(WHAT THE TASK ASKS): Quote verbatim every line from the line containing "Output the component" to the line containing "Sans', 'Noto Sans", inclusive of both, and no other line.

(SUPPLIED MATERIAL):
++++
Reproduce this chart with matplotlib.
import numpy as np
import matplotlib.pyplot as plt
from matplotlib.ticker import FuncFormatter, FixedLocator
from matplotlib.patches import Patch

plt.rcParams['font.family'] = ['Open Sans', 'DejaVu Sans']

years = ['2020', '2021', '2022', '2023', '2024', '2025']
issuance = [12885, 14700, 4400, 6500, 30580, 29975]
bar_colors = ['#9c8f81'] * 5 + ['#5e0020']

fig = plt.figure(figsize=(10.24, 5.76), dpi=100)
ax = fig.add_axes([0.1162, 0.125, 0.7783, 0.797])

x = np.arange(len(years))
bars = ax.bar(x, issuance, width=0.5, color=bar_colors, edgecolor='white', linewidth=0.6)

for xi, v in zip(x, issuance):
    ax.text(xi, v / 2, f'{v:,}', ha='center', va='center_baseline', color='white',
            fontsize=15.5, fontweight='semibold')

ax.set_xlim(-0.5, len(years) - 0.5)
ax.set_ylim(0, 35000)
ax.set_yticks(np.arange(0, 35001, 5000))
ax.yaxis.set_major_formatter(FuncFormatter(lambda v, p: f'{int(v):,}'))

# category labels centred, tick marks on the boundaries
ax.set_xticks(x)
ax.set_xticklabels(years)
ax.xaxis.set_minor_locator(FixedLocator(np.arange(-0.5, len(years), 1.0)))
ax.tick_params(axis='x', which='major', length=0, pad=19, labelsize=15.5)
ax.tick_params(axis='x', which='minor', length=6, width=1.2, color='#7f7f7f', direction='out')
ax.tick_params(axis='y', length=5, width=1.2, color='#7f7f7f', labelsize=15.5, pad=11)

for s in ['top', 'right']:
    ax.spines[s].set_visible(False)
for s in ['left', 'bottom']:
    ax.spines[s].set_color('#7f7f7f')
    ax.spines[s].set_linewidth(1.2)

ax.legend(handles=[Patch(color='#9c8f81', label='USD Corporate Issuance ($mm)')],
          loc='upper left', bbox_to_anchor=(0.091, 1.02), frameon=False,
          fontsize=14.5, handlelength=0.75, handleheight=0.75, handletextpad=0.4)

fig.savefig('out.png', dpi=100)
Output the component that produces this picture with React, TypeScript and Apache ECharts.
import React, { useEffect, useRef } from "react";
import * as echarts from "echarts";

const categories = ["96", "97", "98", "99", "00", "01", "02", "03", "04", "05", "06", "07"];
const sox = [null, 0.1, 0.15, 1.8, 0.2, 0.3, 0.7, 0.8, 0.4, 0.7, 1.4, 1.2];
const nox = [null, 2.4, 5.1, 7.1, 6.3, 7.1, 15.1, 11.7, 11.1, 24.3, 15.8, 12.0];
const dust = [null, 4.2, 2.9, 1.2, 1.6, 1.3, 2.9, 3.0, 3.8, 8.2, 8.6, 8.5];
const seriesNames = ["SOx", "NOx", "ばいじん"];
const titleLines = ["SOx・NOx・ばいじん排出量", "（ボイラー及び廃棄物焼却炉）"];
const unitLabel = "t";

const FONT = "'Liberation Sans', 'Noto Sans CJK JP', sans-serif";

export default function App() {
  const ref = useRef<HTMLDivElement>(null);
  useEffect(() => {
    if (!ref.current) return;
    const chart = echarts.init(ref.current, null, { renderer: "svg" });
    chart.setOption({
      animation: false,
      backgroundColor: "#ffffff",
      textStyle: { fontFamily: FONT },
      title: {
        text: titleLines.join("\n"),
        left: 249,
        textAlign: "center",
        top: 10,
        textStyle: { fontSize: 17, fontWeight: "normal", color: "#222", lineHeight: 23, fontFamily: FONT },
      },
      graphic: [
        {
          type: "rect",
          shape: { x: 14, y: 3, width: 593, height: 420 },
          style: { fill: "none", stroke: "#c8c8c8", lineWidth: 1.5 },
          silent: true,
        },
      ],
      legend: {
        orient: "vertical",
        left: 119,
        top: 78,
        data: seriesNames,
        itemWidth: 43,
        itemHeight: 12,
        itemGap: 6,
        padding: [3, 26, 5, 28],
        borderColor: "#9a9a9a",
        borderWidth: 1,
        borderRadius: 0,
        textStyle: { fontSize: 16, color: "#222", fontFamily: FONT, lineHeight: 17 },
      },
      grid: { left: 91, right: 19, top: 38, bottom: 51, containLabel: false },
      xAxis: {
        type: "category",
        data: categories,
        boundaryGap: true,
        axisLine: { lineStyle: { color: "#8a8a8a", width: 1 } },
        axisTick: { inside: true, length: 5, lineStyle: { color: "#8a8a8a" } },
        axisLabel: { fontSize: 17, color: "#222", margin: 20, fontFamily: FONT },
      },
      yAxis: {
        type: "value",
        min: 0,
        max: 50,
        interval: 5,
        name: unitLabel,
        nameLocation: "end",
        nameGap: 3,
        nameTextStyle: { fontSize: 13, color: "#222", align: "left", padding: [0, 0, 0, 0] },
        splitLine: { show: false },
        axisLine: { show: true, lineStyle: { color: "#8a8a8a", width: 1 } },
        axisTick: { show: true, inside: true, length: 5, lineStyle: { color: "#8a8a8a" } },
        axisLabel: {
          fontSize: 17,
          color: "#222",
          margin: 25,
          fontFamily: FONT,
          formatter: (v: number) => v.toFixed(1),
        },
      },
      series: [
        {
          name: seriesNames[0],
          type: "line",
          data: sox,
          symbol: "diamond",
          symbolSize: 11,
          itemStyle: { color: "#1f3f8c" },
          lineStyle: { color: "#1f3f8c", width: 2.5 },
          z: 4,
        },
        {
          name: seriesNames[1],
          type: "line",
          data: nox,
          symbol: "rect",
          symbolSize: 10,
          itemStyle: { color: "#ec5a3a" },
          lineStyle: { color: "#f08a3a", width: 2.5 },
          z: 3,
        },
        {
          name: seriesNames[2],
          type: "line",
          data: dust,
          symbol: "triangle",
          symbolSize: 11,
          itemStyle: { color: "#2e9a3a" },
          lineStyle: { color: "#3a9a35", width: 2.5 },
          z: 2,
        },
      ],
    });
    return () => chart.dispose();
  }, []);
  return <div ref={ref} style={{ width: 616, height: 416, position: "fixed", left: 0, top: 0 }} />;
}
++++
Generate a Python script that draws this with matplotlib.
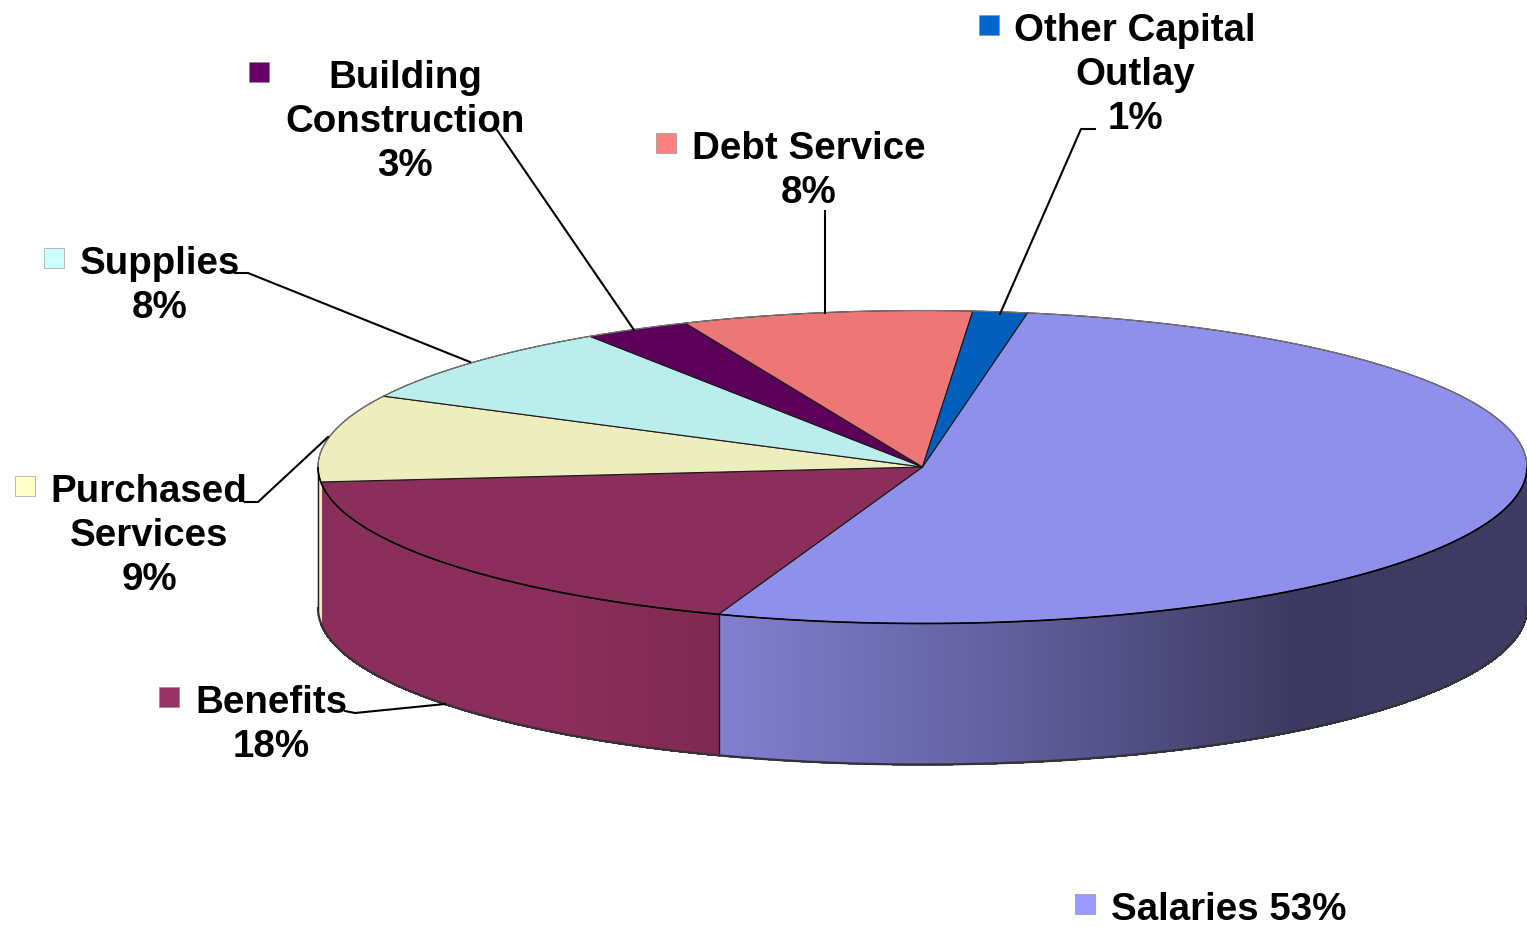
++++
(EXERCISE RESPONSE):
Output the component that produces this picture with React, TypeScript and Apache ECharts.
import React, { useEffect, useRef } from "react";
import * as echarts from "echarts";

const categories = ["96", "97", "98", "99", "00", "01", "02", "03", "04", "05", "06", "07"];
const sox = [null, 0.1, 0.15, 1.8, 0.2, 0.3, 0.7, 0.8, 0.4, 0.7, 1.4, 1.2];
const nox = [null, 2.4, 5.1, 7.1, 6.3, 7.1, 15.1, 11.7, 11.1, 24.3, 15.8, 12.0];
const dust = [null, 4.2, 2.9, 1.2, 1.6, 1.3, 2.9, 3.0, 3.8, 8.2, 8.6, 8.5];
const seriesNames = ["SOx", "NOx", "ばいじん"];
const titleLines = ["SOx・NOx・ばいじん排出量", "（ボイラー及び廃棄物焼却炉）"];
const unitLabel = "t";

const FONT = "'Liberation Sans', 'Noto Sans CJK JP', sans-serif";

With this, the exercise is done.